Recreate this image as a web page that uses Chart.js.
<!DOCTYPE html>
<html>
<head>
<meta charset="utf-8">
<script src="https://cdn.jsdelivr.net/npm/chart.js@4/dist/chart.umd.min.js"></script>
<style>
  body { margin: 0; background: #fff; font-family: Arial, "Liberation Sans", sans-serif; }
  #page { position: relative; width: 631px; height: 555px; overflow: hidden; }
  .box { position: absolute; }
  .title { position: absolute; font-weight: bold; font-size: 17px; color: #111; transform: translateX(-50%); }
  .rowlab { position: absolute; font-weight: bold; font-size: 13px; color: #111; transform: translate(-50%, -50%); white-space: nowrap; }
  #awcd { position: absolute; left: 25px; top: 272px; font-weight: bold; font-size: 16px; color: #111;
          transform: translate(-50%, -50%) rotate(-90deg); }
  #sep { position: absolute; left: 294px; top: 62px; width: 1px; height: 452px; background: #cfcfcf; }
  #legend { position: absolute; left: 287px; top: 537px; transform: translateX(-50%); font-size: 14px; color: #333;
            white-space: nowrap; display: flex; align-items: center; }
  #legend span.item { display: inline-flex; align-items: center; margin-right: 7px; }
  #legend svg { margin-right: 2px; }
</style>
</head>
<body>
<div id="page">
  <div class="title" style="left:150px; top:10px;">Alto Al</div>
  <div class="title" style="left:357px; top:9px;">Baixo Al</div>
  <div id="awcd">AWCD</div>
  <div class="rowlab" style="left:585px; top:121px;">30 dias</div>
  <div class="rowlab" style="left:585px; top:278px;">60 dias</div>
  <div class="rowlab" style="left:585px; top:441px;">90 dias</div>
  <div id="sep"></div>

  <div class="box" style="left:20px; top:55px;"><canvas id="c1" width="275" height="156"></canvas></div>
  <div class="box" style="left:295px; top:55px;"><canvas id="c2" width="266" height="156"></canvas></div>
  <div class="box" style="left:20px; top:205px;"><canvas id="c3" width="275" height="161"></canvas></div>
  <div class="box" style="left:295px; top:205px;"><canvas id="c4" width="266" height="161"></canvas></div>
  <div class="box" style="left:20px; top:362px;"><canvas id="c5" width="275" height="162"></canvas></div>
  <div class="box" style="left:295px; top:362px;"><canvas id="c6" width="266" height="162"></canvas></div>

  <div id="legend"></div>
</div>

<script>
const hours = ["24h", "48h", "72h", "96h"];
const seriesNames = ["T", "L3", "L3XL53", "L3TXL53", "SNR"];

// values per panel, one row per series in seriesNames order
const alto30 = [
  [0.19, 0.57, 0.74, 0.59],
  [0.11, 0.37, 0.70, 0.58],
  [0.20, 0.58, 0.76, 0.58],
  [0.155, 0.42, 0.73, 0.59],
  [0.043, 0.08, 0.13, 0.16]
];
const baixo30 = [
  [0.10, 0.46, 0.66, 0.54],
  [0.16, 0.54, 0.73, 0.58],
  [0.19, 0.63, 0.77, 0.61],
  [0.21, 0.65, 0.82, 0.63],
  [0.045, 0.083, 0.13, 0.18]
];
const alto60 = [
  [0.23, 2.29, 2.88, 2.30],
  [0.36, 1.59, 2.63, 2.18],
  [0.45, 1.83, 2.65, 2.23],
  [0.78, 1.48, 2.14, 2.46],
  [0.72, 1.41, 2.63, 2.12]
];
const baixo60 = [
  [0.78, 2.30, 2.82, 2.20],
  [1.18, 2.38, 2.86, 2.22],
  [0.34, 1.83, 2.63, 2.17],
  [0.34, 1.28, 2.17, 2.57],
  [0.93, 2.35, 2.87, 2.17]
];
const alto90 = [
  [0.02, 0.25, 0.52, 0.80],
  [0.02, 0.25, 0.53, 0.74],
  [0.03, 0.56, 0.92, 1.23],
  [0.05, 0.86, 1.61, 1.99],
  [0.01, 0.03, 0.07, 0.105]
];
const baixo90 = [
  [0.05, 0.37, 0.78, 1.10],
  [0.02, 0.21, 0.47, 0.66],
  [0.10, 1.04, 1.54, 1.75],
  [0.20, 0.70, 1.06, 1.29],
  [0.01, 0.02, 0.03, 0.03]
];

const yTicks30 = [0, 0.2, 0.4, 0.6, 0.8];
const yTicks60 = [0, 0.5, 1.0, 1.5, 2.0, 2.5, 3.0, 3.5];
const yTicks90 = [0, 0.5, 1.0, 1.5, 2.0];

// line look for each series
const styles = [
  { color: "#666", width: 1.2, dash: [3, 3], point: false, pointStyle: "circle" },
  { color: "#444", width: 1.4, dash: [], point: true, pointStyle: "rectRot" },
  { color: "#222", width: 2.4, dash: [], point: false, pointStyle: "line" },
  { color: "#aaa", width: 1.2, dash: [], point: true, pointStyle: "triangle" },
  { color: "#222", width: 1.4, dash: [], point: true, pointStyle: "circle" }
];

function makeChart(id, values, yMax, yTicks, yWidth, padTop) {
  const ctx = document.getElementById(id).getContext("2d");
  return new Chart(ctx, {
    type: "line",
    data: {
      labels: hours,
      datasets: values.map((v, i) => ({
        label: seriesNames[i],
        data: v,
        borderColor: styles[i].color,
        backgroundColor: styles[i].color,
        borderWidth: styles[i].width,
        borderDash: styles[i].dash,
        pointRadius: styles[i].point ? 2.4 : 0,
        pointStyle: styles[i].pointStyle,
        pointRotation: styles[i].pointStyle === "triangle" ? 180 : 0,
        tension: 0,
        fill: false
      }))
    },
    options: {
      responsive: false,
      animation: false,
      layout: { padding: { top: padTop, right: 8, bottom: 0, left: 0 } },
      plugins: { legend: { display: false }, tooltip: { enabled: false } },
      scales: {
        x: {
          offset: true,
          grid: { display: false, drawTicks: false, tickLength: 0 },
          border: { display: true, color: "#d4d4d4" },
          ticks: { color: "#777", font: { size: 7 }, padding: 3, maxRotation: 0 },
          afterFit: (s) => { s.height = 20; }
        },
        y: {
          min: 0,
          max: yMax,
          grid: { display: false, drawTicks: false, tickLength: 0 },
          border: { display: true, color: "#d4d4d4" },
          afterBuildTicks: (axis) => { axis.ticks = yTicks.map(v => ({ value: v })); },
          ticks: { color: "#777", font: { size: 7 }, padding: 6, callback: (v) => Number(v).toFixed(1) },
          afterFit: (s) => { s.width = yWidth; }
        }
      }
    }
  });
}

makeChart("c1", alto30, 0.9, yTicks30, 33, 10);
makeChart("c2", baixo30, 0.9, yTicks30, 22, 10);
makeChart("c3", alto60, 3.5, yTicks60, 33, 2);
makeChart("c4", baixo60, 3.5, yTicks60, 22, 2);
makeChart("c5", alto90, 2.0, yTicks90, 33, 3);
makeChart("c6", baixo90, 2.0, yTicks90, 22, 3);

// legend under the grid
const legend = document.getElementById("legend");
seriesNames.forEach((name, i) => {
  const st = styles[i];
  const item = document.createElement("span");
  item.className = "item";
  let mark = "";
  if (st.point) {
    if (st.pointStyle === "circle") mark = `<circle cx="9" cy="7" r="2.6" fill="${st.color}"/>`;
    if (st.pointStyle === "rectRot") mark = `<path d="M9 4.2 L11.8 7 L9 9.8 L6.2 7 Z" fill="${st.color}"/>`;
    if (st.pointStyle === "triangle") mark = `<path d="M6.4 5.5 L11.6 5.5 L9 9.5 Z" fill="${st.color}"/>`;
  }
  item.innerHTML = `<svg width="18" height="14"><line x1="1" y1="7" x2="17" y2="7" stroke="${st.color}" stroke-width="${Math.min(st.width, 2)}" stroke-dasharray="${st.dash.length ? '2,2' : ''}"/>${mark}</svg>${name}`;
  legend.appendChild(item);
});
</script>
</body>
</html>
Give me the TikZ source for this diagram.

> **Your objective**
Repeat all entries. Match them exactly.

> **Exercise result**
Recreate this image as a web page that uses Chart.js.
<!DOCTYPE html>
<html>
<head>
<meta charset="utf-8">
<script src="https://cdn.jsdelivr.net/npm/chart.js@4/dist/chart.umd.min.js"></script>
<style>
  body { margin: 0; background: #fff; font-family: Arial, "Liberation Sans", sans-serif; }
  #page { position: relative; width: 631px; height: 555px; overflow: hidden; }
  .box { position: absolute; }
  .title { position: absolute; font-weight: bold; font-size: 17px; color: #111; transform: translateX(-50%); }
  .rowlab { position: absolute; font-weight: bold; font-size: 13px; color: #111; transform: translate(-50%, -50%); white-space: nowrap; }
  #awcd { position: absolute; left: 25px; top: 272px; font-weight: bold; font-size: 16px; color: #111;
          transform: translate(-50%, -50%) rotate(-90deg); }
  #sep { position: absolute; left: 294px; top: 62px; width: 1px; height: 452px; background: #cfcfcf; }
  #legend { position: absolute; left: 287px; top: 537px; transform: translateX(-50%); font-size: 14px; color: #333;
            white-space: nowrap; display: flex; align-items: center; }
  #legend span.item { display: inline-flex; align-items: center; margin-right: 7px; }
  #legend svg { margin-right: 2px; }
</style>
</head>
<body>
<div id="page">
  <div class="title" style="left:150px; top:10px;">Alto Al</div>
  <div class="title" style="left:357px; top:9px;">Baixo Al</div>
  <div id="awcd">AWCD</div>
  <div class="rowlab" style="left:585px; top:121px;">30 dias</div>
  <div class="rowlab" style="left:585px; top:278px;">60 dias</div>
  <div class="rowlab" style="left:585px; top:441px;">90 dias</div>
  <div id="sep"></div>

  <div class="box" style="left:20px; top:55px;"><canvas id="c1" width="275" height="156"></canvas></div>
  <div class="box" style="left:295px; top:55px;"><canvas id="c2" width="266" height="156"></canvas></div>
  <div class="box" style="left:20px; top:205px;"><canvas id="c3" width="275" height="161"></canvas></div>
  <div class="box" style="left:295px; top:205px;"><canvas id="c4" width="266" height="161"></canvas></div>
  <div class="box" style="left:20px; top:362px;"><canvas id="c5" width="275" height="162"></canvas></div>
  <div class="box" style="left:295px; top:362px;"><canvas id="c6" width="266" height="162"></canvas></div>

  <div id="legend"></div>
</div>

<script>
const hours = ["24h", "48h", "72h", "96h"];
const seriesNames = ["T", "L3", "L3XL53", "L3TXL53", "SNR"];

// values per panel, one row per series in seriesNames order
const alto30 = [
  [0.19, 0.57, 0.74, 0.59],
  [0.11, 0.37, 0.70, 0.58],
  [0.20, 0.58, 0.76, 0.58],
  [0.155, 0.42, 0.73, 0.59],
  [0.043, 0.08, 0.13, 0.16]
];
const baixo30 = [
  [0.10, 0.46, 0.66, 0.54],
  [0.16, 0.54, 0.73, 0.58],
  [0.19, 0.63, 0.77, 0.61],
  [0.21, 0.65, 0.82, 0.63],
  [0.045, 0.083, 0.13, 0.18]
];
const alto60 = [
  [0.23, 2.29, 2.88, 2.30],
  [0.36, 1.59, 2.63, 2.18],
  [0.45, 1.83, 2.65, 2.23],
  [0.78, 1.48, 2.14, 2.46],
  [0.72, 1.41, 2.63, 2.12]
];
const baixo60 = [
  [0.78, 2.30, 2.82, 2.20],
  [1.18, 2.38, 2.86, 2.22],
  [0.34, 1.83, 2.63, 2.17],
  [0.34, 1.28, 2.17, 2.57],
  [0.93, 2.35, 2.87, 2.17]
];
const alto90 = [
  [0.02, 0.25, 0.52, 0.80],
  [0.02, 0.25, 0.53, 0.74],
  [0.03, 0.56, 0.92, 1.23],
  [0.05, 0.86, 1.61, 1.99],
  [0.01, 0.03, 0.07, 0.105]
];
const baixo90 = [
  [0.05, 0.37, 0.78, 1.10],
  [0.02, 0.21, 0.47, 0.66],
  [0.10, 1.04, 1.54, 1.75],
  [0.20, 0.70, 1.06, 1.29],
  [0.01, 0.02, 0.03, 0.03]
];

const yTicks30 = [0, 0.2, 0.4, 0.6, 0.8];
const yTicks60 = [0, 0.5, 1.0, 1.5, 2.0, 2.5, 3.0, 3.5];
const yTicks90 = [0, 0.5, 1.0, 1.5, 2.0];

// line look for each series
const styles = [
  { color: "#666", width: 1.2, dash: [3, 3], point: false, pointStyle: "circle" },
  { color: "#444", width: 1.4, dash: [], point: true, pointStyle: "rectRot" },
  { color: "#222", width: 2.4, dash: [], point: false, pointStyle: "line" },
  { color: "#aaa", width: 1.2, dash: [], point: true, pointStyle: "triangle" },
  { color: "#222", width: 1.4, dash: [], point: true, pointStyle: "circle" }
];

function makeChart(id, values, yMax, yTicks, yWidth, padTop) {
  const ctx = document.getElementById(id).getContext("2d");
  return new Chart(ctx, {
    type: "line",
    data: {
      labels: hours,
      datasets: values.map((v, i) => ({
        label: seriesNames[i],
        data: v,
        borderColor: styles[i].color,
        backgroundColor: styles[i].color,
        borderWidth: styles[i].width,
        borderDash: styles[i].dash,
        pointRadius: styles[i].point ? 2.4 : 0,
        pointStyle: styles[i].pointStyle,
        pointRotation: styles[i].pointStyle === "triangle" ? 180 : 0,
        tension: 0,
        fill: false
      }))
    },
    options: {
      responsive: false,
      animation: false,
      layout: { padding: { top: padTop, right: 8, bottom: 0, left: 0 } },
      plugins: { legend: { display: false }, tooltip: { enabled: false } },
      scales: {
        x: {
          offset: true,
          grid: { display: false, drawTicks: false, tickLength: 0 },
          border: { display: true, color: "#d4d4d4" },
          ticks: { color: "#777", font: { size: 7 }, padding: 3, maxRotation: 0 },
          afterFit: (s) => { s.height = 20; }
        },
        y: {
          min: 0,
          max: yMax,
          grid: { display: false, drawTicks: false, tickLength: 0 },
          border: { display: true, color: "#d4d4d4" },
          afterBuildTicks: (axis) => { axis.ticks = yTicks.map(v => ({ value: v })); },
          ticks: { color: "#777", font: { size: 7 }, padding: 6, callback: (v) => Number(v).toFixed(1) },
          afterFit: (s) => { s.width = yWidth; }
        }
      }
    }
  });
}

makeChart("c1", alto30, 0.9, yTicks30, 33, 10);
makeChart("c2", baixo30, 0.9, yTicks30, 22, 10);
makeChart("c3", alto60, 3.5, yTicks60, 33, 2);
makeChart("c4", baixo60, 3.5, yTicks60, 22, 2);
makeChart("c5", alto90, 2.0, yTicks90, 33, 3);
makeChart("c6", baixo90, 2.0, yTicks90, 22, 3);

// legend under the grid
const legend = document.getElementById("legend");
seriesNames.forEach((name, i) => {
  const st = styles[i];
  const item = document.createElement("span");
  item.className = "item";
  let mark = "";
  if (st.point) {
    if (st.pointStyle === "circle") mark = `<circle cx="9" cy="7" r="2.6" fill="${st.color}"/>`;
    if (st.pointStyle === "rectRot") mark = `<path d="M9 4.2 L11.8 7 L9 9.8 L6.2 7 Z" fill="${st.color}"/>`;
    if (st.pointStyle === "triangle") mark = `<path d="M6.4 5.5 L11.6 5.5 L9 9.5 Z" fill="${st.color}"/>`;
  }
  item.innerHTML = `<svg width="18" height="14"><line x1="1" y1="7" x2="17" y2="7" stroke="${st.color}" stroke-width="${Math.min(st.width, 2)}" stroke-dasharray="${st.dash.length ? '2,2' : ''}"/>${mark}</svg>${name}`;
  legend.appendChild(item);
});
</script>
</body>
</html>
Give me the TikZ source for this diagram.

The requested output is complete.